I followed up with some literature research and found out that Winterswijk has had a bank since 1868. It started with 39 clients and a joint capital of just over 1,000 guilders. By 1880, 421 clients had deposited over 30,000 guilders. In 1900, the number of clients had grown to 1,350, depositing almost 300,000 guilders.
The bank started in the community building the “Eendracht.” Once per week, on Saturday evenings between 6 and 7 PM, the bankers would be in session to receive clients. Privacy was impossible in the small room. The bank allowed for deposits as small as 15 cents. Among its clients were many factory laborers, who deposited their wages and then withdrew the balance when they married and wanted to buy a house, the bank providing a loan for the remainder under favorable conditions.3
That Winterswijk bank later merged with another bank, that merged again, and again, and again.

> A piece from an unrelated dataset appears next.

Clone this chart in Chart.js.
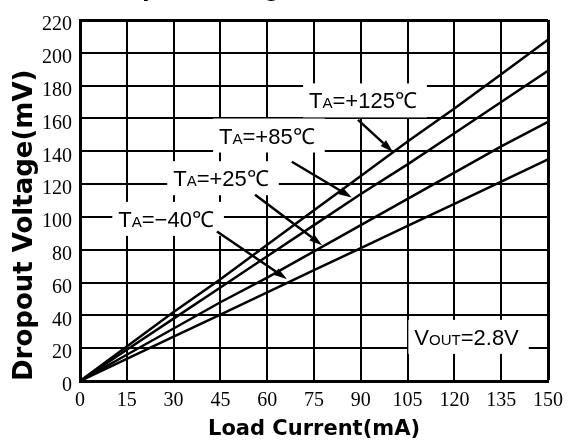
<!DOCTYPE html>
<html lang="en">
<head>
<meta charset="UTF-8">
<title>Dropout Voltage vs. Load Current</title>
<style>
  html, body { margin: 0; padding: 0; background: #fff; }
  #wrap { width: 574px; height: 443px; position: relative; }
</style>
</head>
<body>
<div id="wrap"><canvas id="dropChart"></canvas></div>
<script src="https://cdn.jsdelivr.net/npm/chart.js"></script>
<script>
// load current (mA)
const loadCurrent = [0, 15, 30, 45, 60, 75, 90, 105, 120, 135, 150];
// dropout voltage (mV)
const drop125 = [0, 21, 42, 62, 83, 104, 125, 146, 166, 187, 208];
const drop85  = [0, 19, 38, 57, 76, 95, 114, 132, 151, 170, 189];
const drop25  = [0, 16, 32, 48, 63, 79, 95, 111, 127, 143, 158];
const dropM40 = [0, 13.5, 27, 40.5, 54, 67.5, 81, 94.5, 108, 121.5, 135];

const yMax = 220, yStep = 20;
const xMax = 150, xStep = 15;

// labels on the plot: [main, sub, rest], centre in data units, arrow from -> to
const notes = [
  { parts: ['T', 'A', '=+125\u2103'], at: [90.7, 171], arrow: [[89.1, 159.1], [100.3, 139.6]] },
  { parts: ['T', 'A', '=+85\u2103'],  at: [59.9, 149.6], arrow: [[67.9, 133.6], [87.1, 111.9]] },
  { parts: ['T', 'A', '=+25\u2103'],  at: [45.2, 123.6], arrow: [[56.1, 113.5], [77.6, 82.8]] },
  { parts: ['T', 'A', '=\u221240\u2103'], at: [27.6, 98.8], arrow: [[43.9, 91.1], [66.3, 62.1]] },
  { parts: ['V', 'OUT', '=2.8V'], at: [123.9, 26.9], arrow: null }
];

function toXY(data) {
  return loadCurrent.map((c, i) => ({ x: c, y: data[i] }));
}

const bigFont = '22px "Liberation Sans", Arial, sans-serif';
const smallFont = '15px "Liberation Sans", Arial, sans-serif';

const notesPlugin = {
  id: 'notes',
  afterDatasetsDraw(chart) {
    const c = chart.ctx, xs = chart.scales.x, ys = chart.scales.y;
    c.save();
    c.textBaseline = 'alphabetic';
    notes.forEach(n => {
      c.font = bigFont;
      const w1 = c.measureText(n.parts[0]).width;
      const w3 = c.measureText(n.parts[2]).width;
      c.font = smallFont;
      const w2 = c.measureText(n.parts[1]).width;
      const w = w1 + w2 + w3;
      const cx = xs.getPixelForValue(n.at[0]);
      const cy = ys.getPixelForValue(n.at[1]);
      const left = cx - w / 2;
      c.fillStyle = '#fff';
      c.fillRect(left - 6, cy - 17, w + 16, 34);
      c.fillStyle = '#000';
      const base = cy + 8;
      c.font = bigFont;
      c.fillText(n.parts[0], left, base);
      c.font = smallFont;
      c.fillText(n.parts[1], left + w1, base);
      c.font = bigFont;
      c.fillText(n.parts[2], left + w1 + w2, base);

      if (n.arrow) {
        const x0 = xs.getPixelForValue(n.arrow[0][0]), y0 = ys.getPixelForValue(n.arrow[0][1]);
        const x1 = xs.getPixelForValue(n.arrow[1][0]), y1 = ys.getPixelForValue(n.arrow[1][1]);
        const ang = Math.atan2(y1 - y0, x1 - x0);
        const hl = 13, hw = 4;
        const bx = x1 - hl * Math.cos(ang), by = y1 - hl * Math.sin(ang);
        c.strokeStyle = '#000';
        c.lineWidth = 2.5;
        c.beginPath();
        c.moveTo(x0, y0);
        c.lineTo(bx, by);
        c.stroke();
        c.beginPath();
        c.moveTo(x1, y1);
        c.lineTo(bx + hw * Math.sin(ang), by - hw * Math.cos(ang));
        c.lineTo(bx - hw * Math.sin(ang), by + hw * Math.cos(ang));
        c.closePath();
        c.fill();
      }
    });
    // title, almost all of it above the top edge of the picture
    c.font = 'bold 21px "DejaVu Sans", sans-serif';
    c.fillText('Dropout Voltage vs. Load Current', 100, -3);
    c.restore();
  }
};

const lineDs = (data) => ({
  data: toXY(data),
  borderColor: '#000',
  borderWidth: 2.5,
  pointRadius: 0,
  fill: false,
  tension: 0
});

const tickFont = { family: '"Liberation Serif", "Times New Roman", serif', size: 20 };
const titleFont = { family: '"DejaVu Sans", sans-serif', weight: 'bold' };

new Chart(document.getElementById('dropChart'), {
  type: 'line',
  data: {
    datasets: [lineDs(drop125), lineDs(drop85), lineDs(drop25), lineDs(dropM40)]
  },
  options: {
    responsive: true,
    maintainAspectRatio: false,
    animation: false,
    layout: { padding: { left: 0, right: 26, top: 8.5, bottom: 0 } },
    plugins: { legend: { display: false }, tooltip: { enabled: false } },
    scales: {
      x: {
        type: 'linear', min: 0, max: xMax,
        afterFit(s) { s.height = 62; },
        ticks: { stepSize: xStep, font: tickFont, color: '#000', padding: 8, maxRotation: 0 },
        grid: {
          color: '#000', drawTicks: false,
          lineWidth: ctx => (ctx.tick && ctx.tick.value === xMax ? 3 : 2)
        },
        border: { color: '#000', width: 3 },
        title: { display: true, text: 'Load Current(mA)', color: '#000', font: { ...titleFont, size: 21 }, padding: { top: 0, bottom: 1 } }
      },
      y: {
        type: 'linear', min: 0, max: yMax,
        afterFit(s) { s.width = 80; },
        ticks: { stepSize: yStep, font: tickFont, color: '#000', padding: 8, labelOffset: 5 },
        grid: {
          color: '#000', drawTicks: false,
          lineWidth: ctx => (ctx.tick && ctx.tick.value === yMax ? 3 : 2)
        },
        border: { color: '#000', width: 3 },
        title: { display: true, text: 'Dropout Voltage(mV)', align: 'start', color: '#000', font: { ...titleFont, size: 26 }, padding: { top: 10, bottom: 0 } }
      }
    }
  },
  plugins: [notesPlugin]
});
</script>
</body>
</html>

The records of the Winterswijk bank ended up among the records of the Bank of Central and Eastern Netherlands, and are now kept at the Historisch Centrum Overijssel in Zwolle, in a different province than Winterswijk.4
Among the surviving records for Winterswijk are deposit books, balance books, and lists of people banking there. I bet there are several other ancestors of mine in those records. I put this on my list of records to look for, the next time I’m in Zwolle.
Teunis van Nijkerken was a bricklayer who did not own real estate. The only glimpse I had into his financial situation was the death duties file created after his death. Thanks to these bank records, I may learn more about his circumstances earlier in his life.
This example demonstrates that when we find records for our ancestors, we should ask ourselves which organizations or persons would have created records about them. In this case, a reference to a bank account led me to discover a whole new record group I knew nothing about.
- Groenlo office, death duties files, register IV, records of succession duties, 1887, first half year, record 3/7725, Teunis van Nijkerken; call no. 88, “Memories van Successie, Kantoor Groenlo,” record group 0028, Gelders Archief, Arnhem; finding aid and scans, Gelders Archief (http://www.geldersarchief.nl : accessed 8 August 2020).
- Groenlo office, death duties files, register IV, records of succession duties, 1889, second half year, record 3/928, Teunis van Nijkerken; call no. 93, “Memories van Successie, Kantoor Groenlo,” record group 0028, Gelders Archief, Arnhem; finding aid and scans, Gelders Archief (http://www.geldersarchief.nl : accessed 8 August 2020).
- Willem Peletier, “De Nutsspaarbank,” 150 jaar Department Winterswijk van de Maatschappij tot Nut van ‘t Algemeen, 23-30.